Given problem
Everything from the first line down to the line containing "height = 608" is to be retyped exactly, both ends included, with pictures left out.

** Begin Information provided **

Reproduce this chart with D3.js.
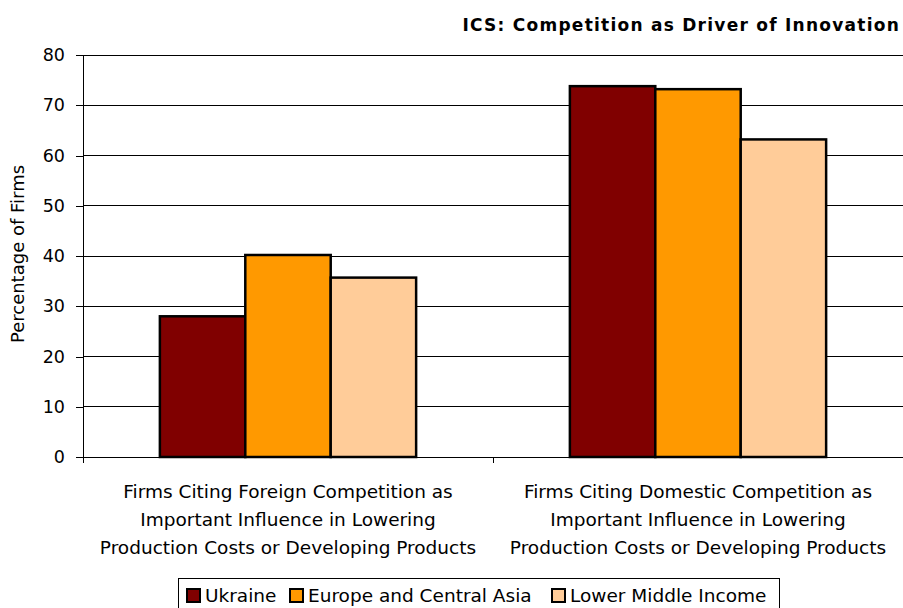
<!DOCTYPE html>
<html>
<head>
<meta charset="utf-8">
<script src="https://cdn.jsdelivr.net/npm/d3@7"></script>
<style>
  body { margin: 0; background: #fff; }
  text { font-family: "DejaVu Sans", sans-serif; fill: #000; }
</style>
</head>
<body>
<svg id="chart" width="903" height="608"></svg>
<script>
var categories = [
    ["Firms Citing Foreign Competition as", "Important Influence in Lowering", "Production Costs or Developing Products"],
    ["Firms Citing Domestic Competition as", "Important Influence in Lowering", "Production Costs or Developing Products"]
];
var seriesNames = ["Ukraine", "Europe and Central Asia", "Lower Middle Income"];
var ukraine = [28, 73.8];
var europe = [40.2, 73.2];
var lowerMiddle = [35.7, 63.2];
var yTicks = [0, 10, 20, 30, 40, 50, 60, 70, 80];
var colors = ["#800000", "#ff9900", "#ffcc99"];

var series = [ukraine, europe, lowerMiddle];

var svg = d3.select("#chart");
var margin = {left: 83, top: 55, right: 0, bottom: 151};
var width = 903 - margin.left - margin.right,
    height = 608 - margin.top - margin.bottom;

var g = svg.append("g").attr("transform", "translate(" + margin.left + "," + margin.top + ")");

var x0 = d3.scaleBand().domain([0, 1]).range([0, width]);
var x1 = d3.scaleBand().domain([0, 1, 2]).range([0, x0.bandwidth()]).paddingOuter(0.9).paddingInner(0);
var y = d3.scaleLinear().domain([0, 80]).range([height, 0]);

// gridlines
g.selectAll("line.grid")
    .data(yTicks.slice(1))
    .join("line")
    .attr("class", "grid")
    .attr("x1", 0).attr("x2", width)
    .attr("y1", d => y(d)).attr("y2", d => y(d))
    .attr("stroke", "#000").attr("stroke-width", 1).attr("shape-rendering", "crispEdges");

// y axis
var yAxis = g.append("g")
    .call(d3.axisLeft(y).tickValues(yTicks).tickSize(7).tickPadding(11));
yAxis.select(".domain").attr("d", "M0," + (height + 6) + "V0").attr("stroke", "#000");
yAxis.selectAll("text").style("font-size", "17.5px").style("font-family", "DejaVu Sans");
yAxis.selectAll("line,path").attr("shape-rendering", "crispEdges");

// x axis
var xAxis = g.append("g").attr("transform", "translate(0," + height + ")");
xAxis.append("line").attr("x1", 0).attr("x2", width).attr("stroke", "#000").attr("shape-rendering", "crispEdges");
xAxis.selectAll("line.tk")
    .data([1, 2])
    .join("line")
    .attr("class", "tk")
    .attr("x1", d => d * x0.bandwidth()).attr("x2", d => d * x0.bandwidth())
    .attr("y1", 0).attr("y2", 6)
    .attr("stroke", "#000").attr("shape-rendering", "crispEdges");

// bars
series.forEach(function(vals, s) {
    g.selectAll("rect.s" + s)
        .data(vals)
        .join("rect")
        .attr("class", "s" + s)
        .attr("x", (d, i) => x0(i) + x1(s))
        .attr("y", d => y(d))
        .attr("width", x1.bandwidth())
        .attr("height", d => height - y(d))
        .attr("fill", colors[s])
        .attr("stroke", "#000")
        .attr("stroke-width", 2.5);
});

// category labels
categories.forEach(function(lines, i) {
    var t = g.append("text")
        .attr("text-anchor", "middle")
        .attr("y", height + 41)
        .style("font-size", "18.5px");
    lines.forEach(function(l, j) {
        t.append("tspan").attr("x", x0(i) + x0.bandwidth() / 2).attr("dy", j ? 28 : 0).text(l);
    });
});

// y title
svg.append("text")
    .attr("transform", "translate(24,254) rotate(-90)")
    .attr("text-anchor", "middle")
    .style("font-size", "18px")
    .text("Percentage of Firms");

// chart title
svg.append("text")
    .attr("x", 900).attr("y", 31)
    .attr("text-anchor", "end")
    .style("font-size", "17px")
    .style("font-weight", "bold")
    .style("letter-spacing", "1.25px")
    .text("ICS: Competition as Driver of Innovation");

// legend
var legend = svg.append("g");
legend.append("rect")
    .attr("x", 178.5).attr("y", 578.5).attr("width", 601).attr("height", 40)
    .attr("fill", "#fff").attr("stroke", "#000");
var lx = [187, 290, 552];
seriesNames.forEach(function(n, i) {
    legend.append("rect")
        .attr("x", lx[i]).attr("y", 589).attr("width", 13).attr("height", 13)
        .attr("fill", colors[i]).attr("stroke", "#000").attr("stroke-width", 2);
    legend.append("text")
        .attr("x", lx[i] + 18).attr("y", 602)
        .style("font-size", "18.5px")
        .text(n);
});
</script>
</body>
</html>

** End Information provided **

Solution for this task
Reproduce this chart with D3.js.
<!DOCTYPE html>
<html>
<head>
<meta charset="utf-8">
<script src="https://cdn.jsdelivr.net/npm/d3@7"></script>
<style>
  body { margin: 0; background: #fff; }
  text { font-family: "DejaVu Sans", sans-serif; fill: #000; }
</style>
</head>
<body>
<svg id="chart" width="903" height="608"></svg>
<script>
var categories = [
    ["Firms Citing Foreign Competition as", "Important Influence in Lowering", "Production Costs or Developing Products"],
    ["Firms Citing Domestic Competition as", "Important Influence in Lowering", "Production Costs or Developing Products"]
];
var seriesNames = ["Ukraine", "Europe and Central Asia", "Lower Middle Income"];
var ukraine = [28, 73.8];
var europe = [40.2, 73.2];
var lowerMiddle = [35.7, 63.2];
var yTicks = [0, 10, 20, 30, 40, 50, 60, 70, 80];
var colors = ["#800000", "#ff9900", "#ffcc99"];

var series = [ukraine, europe, lowerMiddle];

var svg = d3.select("#chart");
var margin = {left: 83, top: 55, right: 0, bottom: 151};
var width = 903 - margin.left - margin.right,
    height = 608 - margin.top - margin.bottom;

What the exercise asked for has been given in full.